Of course there are two sides to every coin and while oil speculators have no shortage of detractors, there are some supporters, indirect as they may be. Headlines on the subject were somewhat plentiful today, so now is as good of a time as any to talk about the impact oil speculators have on prices while looking at the issue from both sides.

In one corner, we have the International Energy Agency, which said today that speculative oil trading has leveled off over the past several years, making it difficult to point the finger at speculators for high prices. IEA may be correct. It may not be. The fact is that the Federal Trade Commission sent a letter to a Washington senator Monday announcing it had launched an investigation to determine whether oil producers, refiners or traders were engaging in anti-competitive behavior or providing false information to federal agencies about the wholesale price of oil, MarketWatch reported.

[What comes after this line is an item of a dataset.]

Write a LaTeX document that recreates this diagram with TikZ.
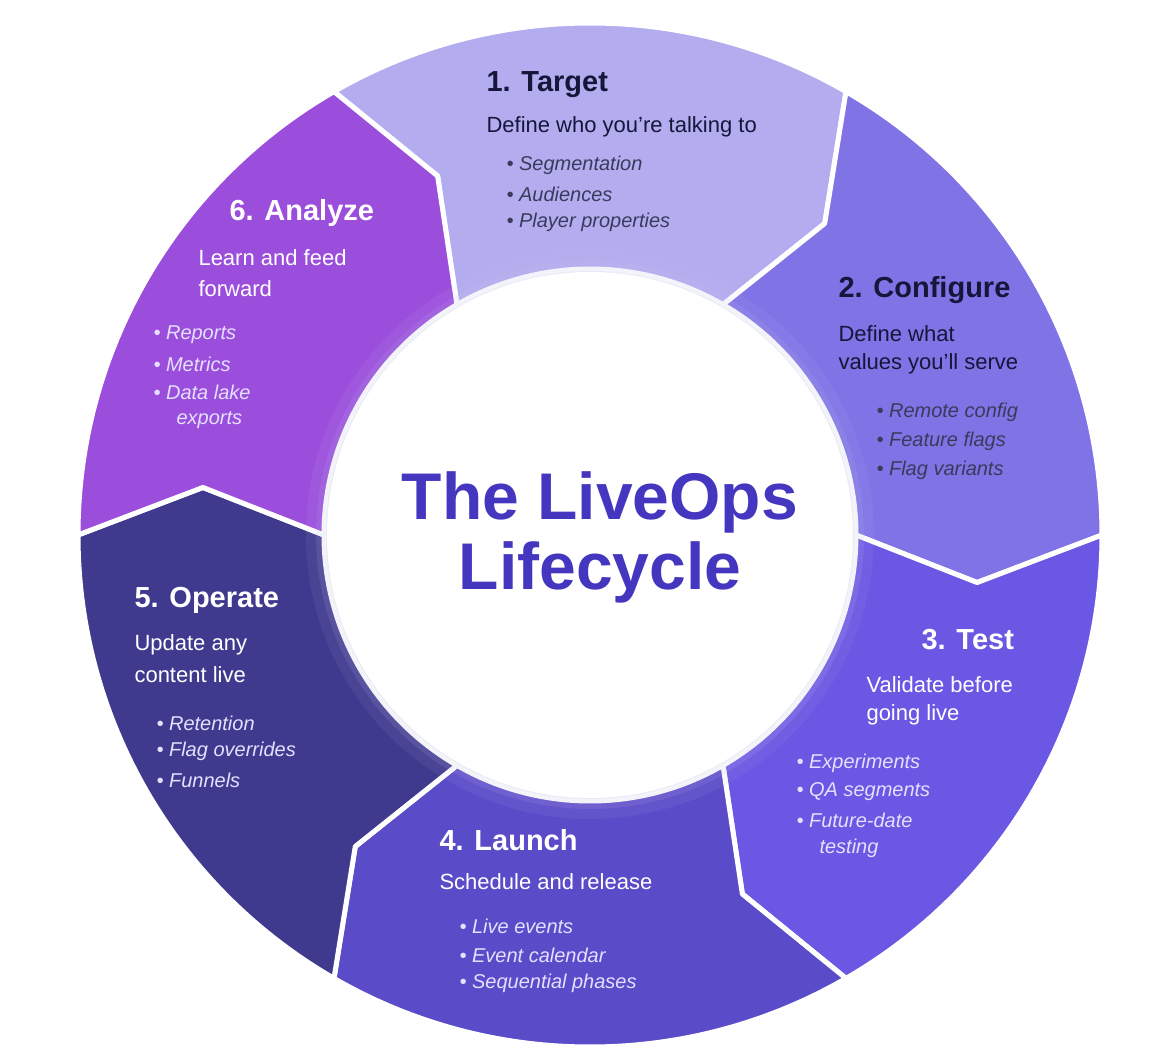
\documentclass[tikz,border=0pt]{standalone}
\usepackage{fontspec}
\setmainfont{Liberation Sans}
\definecolor{cA}{HTML}{B3ADF0}
\definecolor{cB}{HTML}{7F73E6}
\definecolor{cC}{HTML}{6A57E3}
\definecolor{cD}{HTML}{5A4BC9}
\definecolor{cE}{HTML}{403A8E}
\definecolor{cF}{HTML}{9B4EDC}
\definecolor{dark}{HTML}{16163A}
\definecolor{bdark}{HTML}{3A3A5C}
\definecolor{blight}{HTML}{E4E0FF}
\definecolor{ttl}{HTML}{4536C0}
\newcommand\R{512}
\newcommand\Rm{390}
\newcommand\ri{266}
\newcommand\lcseg[3]{%
  \pgfmathsetmacro\ta{#1-7}\pgfmathsetmacro\tb{#2-7}%
  \fill[#3,draw=white,line width=5pt,line join=round] (#1:\R) arc[start angle=#1,end angle=#2,radius=\R] -- (\tb:\Rm) -- (#2:\ri) arc[start angle=#2,end angle=#1,radius=\ri] -- (\ta:\Rm) -- cycle;}
\tikzset{
  hd/.style={anchor=west,font=\fontsize{29}{33}\selectfont\bfseries},
  bd/.style={anchor=west,font=\fontsize{22}{26}\selectfont},
  bl/.style={anchor=west,font=\fontsize{20}{24}\selectfont\itshape},
}
\begin{document}
\begin{tikzpicture}[x=1pt,y=1pt]
\useasboundingbox (-590,535) rectangle (573,-523);
\fill[white] (-590,535) rectangle (573,-523);
\lcseg{120}{60}{cA}
\lcseg{60}{0}{cB}
\lcseg{0}{-60}{cC}
\lcseg{-60}{-120}{cD}
\lcseg{-120}{-180}{cE}
\lcseg{180}{120}{cF}
\foreach \w/\o in {30/0.08,20/0.12,10/0.2}{\fill[ttl!30,opacity=\o] (0,0) circle (\ri+\w-12);}
\fill[white] (0,0) circle (\ri-3);
\node[font=\fontsize{66}{70}\selectfont\bfseries,text=ttl] (t1) at (10,33) {The LiveOps};
\node[font=\fontsize{66}{70}\selectfont\bfseries,text=ttl] (t2) at (10,-37) {Lifecycle};
% 1
\begin{scope}[text=dark]
\node[hd] (h1) at (-107,450) {1. Target};
\node[bd] (b1) at (-107,408) {Define who you're talking to};
\node[bl,text=bdark] (l11) at (-87,370) {\textbullet~Segmentation};
\node[bl,text=bdark] (l12) at (-87,341) {\textbullet~Audiences};
\node[bl,text=bdark] (l13) at (-87,313) {\textbullet~Player properties};
\node[hd] (h2) at (245,245) {2. Configure};
\node[bd] (b2a) at (245,201) {Define what};
\node[bd] (b2b) at (245,171) {values you'll serve};
\node[bl,text=bdark] (l21) at (283,123) {\textbullet~Remote config};
\node[bl,text=bdark] (l22) at (283,94) {\textbullet~Feature flags};
\node[bl,text=bdark] (l23) at (283,65) {\textbullet~Flag variants};
\end{scope}
\begin{scope}[text=white]
\node[hd] (h3) at (328,-105) {3. Test};
\node[bd] (b3a) at (273,-150) {Validate before};
\node[bd] (b3b) at (273,-180) {going live};
\node[bl,text=blight] (l31) at (203,-228) {\textbullet~Experiments};
\node[bl,text=blight] (l32) at (203,-257) {\textbullet~QA segments};
\node[bl,text=blight] (l33) at (203,-285) {\textbullet~Future-date};
\node[bl,text=blight] (l34) at (226,-313) {testing};
\node[hd] (h4) at (-154,-305) {4. Launch};
\node[bd] (b4) at (-154,-347) {Schedule and release};
\node[bl,text=blight] (l41) at (-134,-391) {\textbullet~Live events};
\node[bl,text=blight] (l42) at (-134,-420) {\textbullet~Event calendar};
\node[bl,text=blight] (l43) at (-134,-448) {\textbullet~Sequential phases};
\node[hd] (h5) at (-459,-65) {5. Operate};
\node[bd] (b5a) at (-459,-110) {Update any};
\node[bd] (b5b) at (-459,-140) {content live};
\node[bl,text=blight] (l51) at (-437,-188) {\textbullet~Retention};
\node[bl,text=blight] (l52) at (-437,-216) {\textbullet~Flag overrides};
\node[bl,text=blight] (l53) at (-437,-245) {\textbullet~Funnels};
\node[hd] (h6) at (-364,322) {6. Analyze};
\node[bd] (b6a) at (-395,277) {Learn and feed};
\node[bd] (b6b) at (-395,246) {forward};
\node[bl,text=blight] (l61) at (-440,200) {\textbullet~Reports};
\node[bl,text=blight] (l62) at (-440,171) {\textbullet~Metrics};
\node[bl,text=blight] (l63) at (-440,143) {\textbullet~Data lake};
\node[bl,text=blight] (l64) at (-417,115) {exports};
\end{scope}
\end{tikzpicture}
\end{document}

Add to that, earlier this year, the Justice Department and several other federal agencies announced they would examine illegal activity in the oil and gas markets.

On the other side, some pundits maintain that it is in fact market manipulation that has led to higher oil prices. I will admit that the Huffington Post is not my first source for news on financial markets, but the author of a post published there today makes an excellent point: Even Goldman Sachs says that LEGAL speculation may be adding 65 cents to 70 cents per gallon of gas. If that is true, filling up a 20-gallon tank once week for 52 weeks ends up costing consumers an extra $728 per year.

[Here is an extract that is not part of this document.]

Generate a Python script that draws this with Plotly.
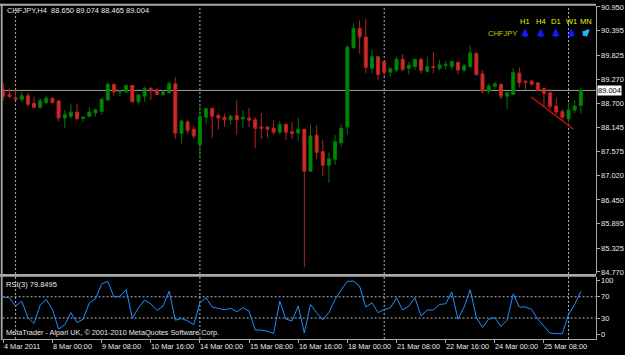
import plotly.graph_objects as go

W, H = 625, 355

# ---------------- data ----------------
opens = [89.03, 88.91, 88.83, 88.79, 88.88, 88.70, 88.61, 88.72, 88.82, 88.76,
         88.36, 88.40, 88.50, 88.35, 88.40, 88.48, 88.51, 88.78, 89.15, 88.97,
         88.97, 89.12, 88.74, 88.87, 89.05, 89.01, 88.91, 88.95, 89.16, 88.00,
         88.27, 88.10, 87.74, 88.38, 88.58, 88.42, 88.38, 88.32, 88.42, 88.34,
         88.36, 88.32, 88.15, 88.15, 88.12, 88.03, 88.21, 88.04, 88.01, 88.10,
         87.12, 87.96, 87.58, 87.26, 87.40, 87.78, 88.15, 90.00, 90.45, 90.25,
         89.52, 89.79, 89.67, 89.43, 89.48, 89.73, 89.52, 89.56, 89.73, 89.45,
         89.56, 89.52, 89.58, 89.56, 89.66, 89.48, 89.56, 89.87, 89.39, 88.99,
         89.10, 89.15, 88.87, 88.91, 89.41, 89.22, 89.22, 89.18, 89.05, 88.95,
         88.64, 88.51, 88.34, 88.54, 88.650]
highs = [89.18, 89.05, 89.02, 88.97, 88.95, 88.86, 88.82, 88.88, 88.85, 88.77,
         88.55, 88.70, 88.70, 88.40, 88.61, 88.59, 88.83, 89.18, 89.16, 89.03,
         89.13, 89.13, 88.90, 89.09, 89.09, 89.06, 89.02, 89.22, 89.31, 88.32,
         88.32, 88.17, 88.70, 88.59, 88.61, 88.48, 88.46, 88.44, 88.77, 88.53,
         88.59, 88.38, 88.48, 88.17, 88.32, 88.29, 88.25, 88.27, 88.36, 88.11,
         88.21, 88.19, 87.85, 87.56, 87.96, 88.22, 90.06, 90.57, 90.64, 90.67,
         89.96, 89.79, 89.69, 89.54, 89.79, 89.85, 89.67, 89.75, 89.77, 89.79,
         89.91, 89.72, 89.69, 89.69, 89.68, 89.62, 90.04, 89.88, 89.48, 89.16,
         89.20, 89.16, 88.97, 89.53, 89.54, 89.25, 89.25, 89.20, 89.06, 89.03,
         88.83, 88.57, 88.72, 88.78, 89.074]
lows = [88.77, 88.82, 88.77, 88.74, 88.63, 88.59, 88.57, 88.69, 88.70, 88.29,
        88.13, 88.35, 88.32, 88.27, 88.38, 88.40, 88.44, 88.77, 88.88, 88.86,
        88.95, 88.73, 88.67, 88.74, 88.78, 88.90, 88.86, 88.93, 87.88, 87.77,
        87.98, 87.88, 87.42, 88.21, 87.90, 88.10, 88.15, 88.21, 87.97, 88.13,
        88.15, 87.66, 87.87, 87.90, 87.97, 87.98, 87.85, 87.87, 87.83, 84.88,
        87.11, 87.40, 87.01, 86.85, 87.27, 87.68, 87.98, 89.98, 89.86, 89.41,
        89.40, 89.24, 89.35, 89.33, 89.43, 89.45, 89.37, 89.48, 89.40, 89.43,
        89.40, 89.47, 89.48, 89.49, 89.39, 89.43, 89.53, 89.35, 88.93, 88.92,
        89.03, 88.80, 88.57, 88.90, 89.07, 89.03, 89.10, 88.99, 88.64, 88.54,
        88.44, 88.32, 88.25, 88.48, 88.465]
closes = [88.87, 88.86, 88.80, 88.88, 88.68, 88.61, 88.76, 88.82, 88.72, 88.36,
          88.44, 88.50, 88.34, 88.38, 88.50, 88.55, 88.80, 89.15, 88.97, 88.99,
          89.12, 88.74, 88.90, 89.05, 88.99, 88.91, 88.97, 89.16, 88.01, 88.29,
          88.07, 87.94, 88.40, 88.58, 88.40, 88.36, 88.32, 88.40, 88.32, 88.38,
          88.31, 88.12, 88.12, 88.10, 88.03, 88.21, 88.03, 88.00, 88.10, 87.12,
          87.94, 87.56, 87.26, 87.41, 87.81, 88.12, 90.01, 90.45, 90.25, 89.54,
          89.79, 89.37, 89.43, 89.52, 89.73, 89.49, 89.59, 89.73, 89.47, 89.56,
          89.54, 89.60, 89.60, 89.68, 89.48, 89.58, 89.88, 89.37, 88.99, 89.11,
          89.16, 88.87, 88.95, 89.42, 89.18, 89.19, 89.15, 89.01, 88.93, 88.63,
          88.50, 88.38, 88.55, 88.64, 89.004]
rsi3 = [69.3, 68.0, 52.6, 61.8, 30.9, 19.8, 54.4, 64.8, 46.3, 9.3,
        17.4, 40.2, 21.7, 27.8, 58.7, 66.1, 93.9, 99.0, 69.8, 71.1,
        83.3, 29.6, 49.4, 63.7, 56.9, 44.4, 52.6, 80.4, 25.9, 29.1,
        24.8, 17.4, 58.7, 68.0, 50.7, 48.1, 45.6, 48.1, 42.0, 49.4,
        43.2, 7.5, 7.5, 5.0, 1.0, 61.8, 27.8, 24.8, 52.6, 1.9,
        55.6, 40.2, 26.6, 40.2, 64.8, 83.3, 98.9, 99.5, 89.6, 50.7,
        58.7, 40.2, 46.3, 49.4, 68.0, 45.1, 52.5, 68.0, 34.0, 45.1,
        45.1, 55.6, 56.9, 79.0, 27.8, 50.7, 83.3, 30.9, 12.4, 27.8,
        30.9, 14.3, 25.9, 75.4, 50.7, 50.7, 46.3, 27.8, 15.6, 1.5,
        0.8, 0.5, 37.0, 55.6, 79.8495]

price_ticks = [90.950, 90.395, 89.825, 89.270, 88.700, 88.145,
               87.575, 87.020, 86.450, 85.895, 85.325, 84.770]
price_ticktext = ["90.950", "90.395", "89.825", "89.270", "88.700", "88.145",
                  "87.575", "87.020", "86.450", "85.895", "85.325", "84.770"]
rsi_ticks = [0, 30, 70, 100]
rsi_levels = [30, 70]
date_bars = [0, 8, 16, 24, 32, 40, 48, 56, 64, 72, 80, 88]
date_labels = ["4 Mar 2011", "8 Mar 00:00", "9 Mar 08:00", "10 Mar 16:00",
               "14 Mar 00:00", "15 Mar 08:00", "16 Mar 16:00", "18 Mar 00:00",
               "21 Mar 08:00", "22 Mar 16:00", "24 Mar 00:00", "25 Mar 08:00"]
week_start_bars = [2, 32, 62, 92]
trend_x = [85.9, 92.8]
trend_y = [88.856, 88.10]
last_price = 89.004
symbol = "CHFJPY"
timeframes = ["H1", "H4", "D1", "W1", "MN"]
tf_direction = ["up", "up", "up", "up", "up-right"]

# ---------------- layout helpers ----------------
def px(x):
    return x / W


def py(y):
    return 1 - y / H


bars = list(range(len(opens)))
X_RANGE = [-0.114, 96.39]
GRAY = "#a8a8a8"
FONT = "Liberation Sans"
TXT = "#e8e8e8"

fig = go.Figure()

fig.add_trace(go.Candlestick(
    x=bars, open=opens, high=highs, low=lows, close=closes,
    increasing=dict(line=dict(color="#007a00", width=1), fillcolor="#008c00"),
    decreasing=dict(line=dict(color="#b82222", width=1), fillcolor="#d42a2a"),
    whiskerwidth=0, xaxis="x", yaxis="y", showlegend=False, hoverinfo="skip"))

fig.add_trace(go.Scatter(
    x=trend_x, y=trend_y, mode="lines", line=dict(color="#d01010", width=1.3),
    xaxis="x", yaxis="y", showlegend=False, hoverinfo="skip"))

fig.add_trace(go.Scatter(
    x=bars, y=rsi3, mode="lines", line=dict(color="#1e90ff", width=1),
    xaxis="x2", yaxis="y2", showlegend=False, hoverinfo="skip"))

shapes = []
for b in week_start_bars:
    shapes.append(dict(type="line", xref="x", yref="y domain", x0=b, x1=b, y0=0, y1=1,
                       line=dict(color="#b8b8b8", width=1, dash="2px,2px"), layer="below"))
    shapes.append(dict(type="line", xref="x2", yref="y2 domain", x0=b, x1=b, y0=0, y1=1,
                       line=dict(color="#b8b8b8", width=1, dash="2px,2px"), layer="below"))
for lv in rsi_levels:
    shapes.append(dict(type="line", xref="x2 domain", yref="y2", x0=0, x1=1, y0=lv, y1=lv,
                       line=dict(color="#b8b8b8", width=1, dash="2px,2px"), layer="below"))
shapes.append(dict(type="line", xref="x domain", yref="y", x0=0, x1=1,
                   y0=last_price, y1=last_price, line=dict(color="#a0a0a0", width=1),
                   layer="below"))
shapes.append(dict(type="rect", xref="paper", yref="paper", x0=px(0), x1=px(596),
                   y0=py(2.8), y1=py(0.8), fillcolor=GRAY, line=dict(width=0)))
shapes.append(dict(type="rect", xref="paper", yref="paper", x0=px(0.8), x1=px(2.6),
                   y0=py(343), y1=py(0.8), fillcolor=GRAY, line=dict(width=0)))
shapes.append(dict(type="rect", xref="paper", yref="paper", x0=px(0), x1=px(596),
                   y0=py(278.4), y1=py(275.6), fillcolor=GRAY, line=dict(width=0)))

annotations = []
annotations.append(dict(xref="paper", yref="paper", x=px(5), y=py(8),
                        text="CHFJPY,H4  88.650 89.074 88.465 89.004",
                        showarrow=False, xanchor="left", yanchor="middle",
                        font=dict(family=FONT, size=7.5, color=TXT)))
annotations.append(dict(xref="paper", yref="paper", x=px(4), y=py(286),
                        text="RSI(3) 79.8495", showarrow=False,
                        xanchor="left", yanchor="middle",
                        font=dict(family=FONT, size=7.5, color=TXT)))
annotations.append(dict(xref="paper", yref="paper", x=px(4), y=py(335.5),
                        text="MetaTrader - Alpari UK, © 2001-2010 MetaQuotes Software Corp.",
                        showarrow=False, xanchor="left", yanchor="middle",
                        font=dict(family=FONT, size=7.3, color=TXT)))
for b, lab in zip(date_bars, date_labels):
    annotations.append(dict(xref="x2", yref="paper", x=b, y=py(349.3), text=lab,
                            showarrow=False, xanchor="left", yanchor="middle", xshift=-1.5,
                            font=dict(family=FONT, size=7.3, color=TXT)))
annotations.append(dict(xref="paper", yref="y", x=px(597), y=last_price,
                        text="89.004", showarrow=False, xanchor="left", yanchor="middle",
                        bgcolor="#ffffff", borderpad=0,
                        font=dict(family=FONT, size=7.5, color="#000000")))
# trend indicator panel
tf_x = [525, 540.7, 555.7, 571.3, 585.7]
for xx, tf, d in zip(tf_x, timeframes, tf_direction):
    annotations.append(dict(xref="paper", yref="paper", x=px(xx), y=py(19.3), text=tf,
                            showarrow=False, xanchor="center", yanchor="middle",
                            font=dict(family=FONT, size=7.5, color="#f0f000")))
    if d == "up":
        annotations.append(dict(xref="paper", yref="paper", x=px(xx), y=py(26), text="",
                                showarrow=True, ax=0, ay=10, arrowhead=2, arrowsize=0.5,
                                arrowwidth=3, arrowcolor="#1414ff", standoff=0,
                                startstandoff=0))
    else:
        annotations.append(dict(xref="paper", yref="paper", x=px(xx + 4), y=py(26.5), text="",
                                showarrow=True, ax=-8, ay=8, arrowhead=2, arrowsize=0.5,
                                arrowwidth=3, arrowcolor="#28b4ff", standoff=0,
                                startstandoff=0))
annotations.append(dict(xref="paper", yref="paper", x=px(502.5), y=py(31), text=symbol,
                        showarrow=False, xanchor="center", yanchor="middle",
                        font=dict(family=FONT, size=7.5, color="#c8c800")))

fig.update_layout(
    width=W, height=H, margin=dict(l=0, r=0, t=0, b=0),
    paper_bgcolor="#000000", plot_bgcolor="#000000",
    showlegend=False, dragmode=False,
    shapes=shapes, annotations=annotations,
    xaxis=dict(domain=[px(2.6), px(595.5)], range=X_RANGE, anchor="y",
               showticklabels=False, showgrid=False, zeroline=False, showline=False,
               ticks="", rangeslider=dict(visible=False), fixedrange=True),
    yaxis=dict(domain=[py(275.6), py(2.8)], range=[84.724, 90.979], anchor="x",
               side="right", tickvals=price_ticks, ticktext=price_ticktext,
               ticks="outside", ticklen=3, tickcolor=GRAY, tickwidth=1,
               ticklabeloverflow="allow",
               tickfont=dict(family=FONT, size=7.5, color=TXT),
               showgrid=False, zeroline=False, showline=True, linecolor=GRAY,
               linewidth=1, fixedrange=True),
    xaxis2=dict(domain=[px(2.6), px(595.5)], range=X_RANGE, anchor="y2",
                tickvals=date_bars, ticks="outside", ticklen=3, tickcolor=GRAY,
                showticklabels=False, showgrid=False, zeroline=False,
                showline=True, linecolor=GRAY, linewidth=1, fixedrange=True),
    yaxis2=dict(domain=[py(341.7), py(278.4)], range=[-9.26, 107.8], anchor="x2",
                side="right", tickvals=rsi_ticks, ticktext=[str(v) for v in rsi_ticks],
                ticks="outside", ticklen=3, tickcolor=GRAY,
                tickfont=dict(family=FONT, size=7.5, color=TXT),
                showgrid=False, zeroline=False, showline=True, linecolor=GRAY,
                linewidth=1, fixedrange=True),
)

fig.write_html("out.html", config={"displayModeBar": False})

Who would not want an extra $728 a year to invest in the stock market or spend on a vacation or fancy TVs? Remember that, as Huffington Post notes, even Exxon Mobil (XOM) CEO Rex Tillerson said recently that given the supply/demand environment, oil should be trading for closer to $65 to $70 per barrel. I think comments like that from the CEO of the world's largest publicly traded oil company are worth noting, don't you?

The Dodd-Frank legislation passed as a reaction to the financial crisis was supposed to do something about limiting energy market speculation, but the Commodities Futures Trading Commission (CFTC) failed to impose those position limits in January, when it was supposed to. Another recently proposed bit of legislation seeks to force the CFCT to impose those position limits right away.

It may be some political posturing because we are getting close to another election year, but it might be worth a look, especially given the anemic pace at which this economic recovery has taken shape. Then again, with peak oil basically here, maybe it is not fair to point the finger at speculators at all.